Friday, April 19, 2013

Still Clinging to that First Cup of Coffee....

For the past five years, I have engaged in the daily (well - almost daily as I have missed a day or three along the way) exercise of using this space to exorcise and to exercise my demons.  Five years in, we have worked up one hell of a sweat - my demons and me.   Whether all of that perspiration has amounted to anything more than odorous armpits and collar stains I know not.  I tend to doubt it.   I am, after all, intimately familiar with the source from which it emanates.    

As a much-younger man I lived in dread of fulfilling my self-created prophecy of being my father's son.  I say that not because there was anything wrong with Dad....other than the flaws that exist in each and every one of us.  I had the luxury as his son of seeing them in him even when he could not - or would not - see them in himself.  He died at a time in my life when we were very much waging war on one another.  I was fourteen.  I had reached the age where it appeared for reasons I never quite fathomed as if Dad no longer viewed his sons (and there are three of us) as proteges or companions but rather as potential threats and adversaries.  In what turned out to be the final six months of his life, he and I said a number of things to one another, which things never were rescinded or taken back.

For any number of reasons, Kevin Costner's Field of Dreams has long been one of my favorite films.  Among those reasons is the scene in Ray's VW bus as he and Terence Mann are driving back to Iowa with a young ballplayer named Archie Graham in tow.  Ray tells Mann that as a young man he said something deliberately hurtful to his father shortly before leaving home for college and that his father had died before he could take it back.  While I reasonably anticipate that had he lived at some point Dad and I would have reached the nadir in our relationship and thereafter climbed our way back to respectability,  his death prevented any such bounce from occurring.  At this point in my life, almost thirty-two years after his death I know not whether that was an expectation or merely a hope.  The line between the former and the latter can become quite blurred.  

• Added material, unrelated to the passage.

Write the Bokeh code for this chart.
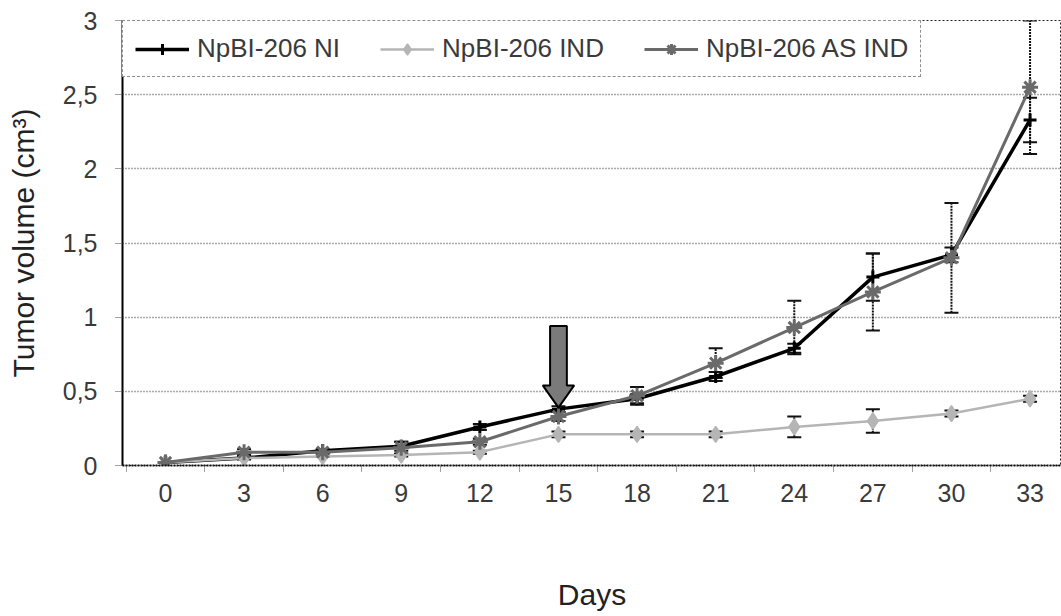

Once upon a lifetime ago I sought solace from the voices that were fighting for air time in my head in the soothing elixir of alcohol.   Do not misunderstand - consumption of alcohol is a habit I have never been able to shake entirely.  These days however I possess an "OFF" switch, which switch appears to have been installed at or about the time Margaret and I got married.   It took me a considerable number of years - and a considerable amount of money - before I learned that the voices I thought I was successfully drowning night in and night out had merely learned how to hold their breath for a long, long time.  Their return was as certain as the next day's arrival.  

Even after I learned how to greatly curtail the amount of alcohol I consumed, the chorus of angry voices still sang out in my head.  I spent a lot of time being angry - about any number of things - including more than a few that were worth neither the time nor the effort nor the anger.  I had things on my mind and on my chest and needed a place to expel them.  Luckily for me and for my family, I have worked at least thirty miles from home for most of my professional life.  I came to appreciate the effectiveness of a lengthy commute as a coping mechanism. Whether the strangers sharing space with me on the State of Concrete Gardens' highways and byways embraced it with similar vigor I know not.  I tend to think they did not.   

I write for much the same reason that I run. It is equal parts cathartic and therapeutic.  It quiets the voices.  It quells the anger.  It provides a release point for the frustrations brought about by day-to-day life.  It is perhaps the single-most selfish act in which I engage.  And I do it on a daily basis.   Over the course of these past five years I have received feedback to some of what I have written.  Surprisingly, most of it has been complimentary.  Less so, a small percentage of it has been something far, far away from complimentary altogether.   I have angered a number of people due to one or more things I have written.   

It was not - and has never been - my intention to inspire or to infuriate you.  This is a piece written not for two but for one.  Only for one.  Always for one.  This little piece of virtual real estate belongs to me still simply because I need it.  It fulfills a very important purpose in my life.  For as long as it does so, it shall be here....

....and so shall I.   Long after everyone else has gone home.  And long after my cup of coffee has gone cold.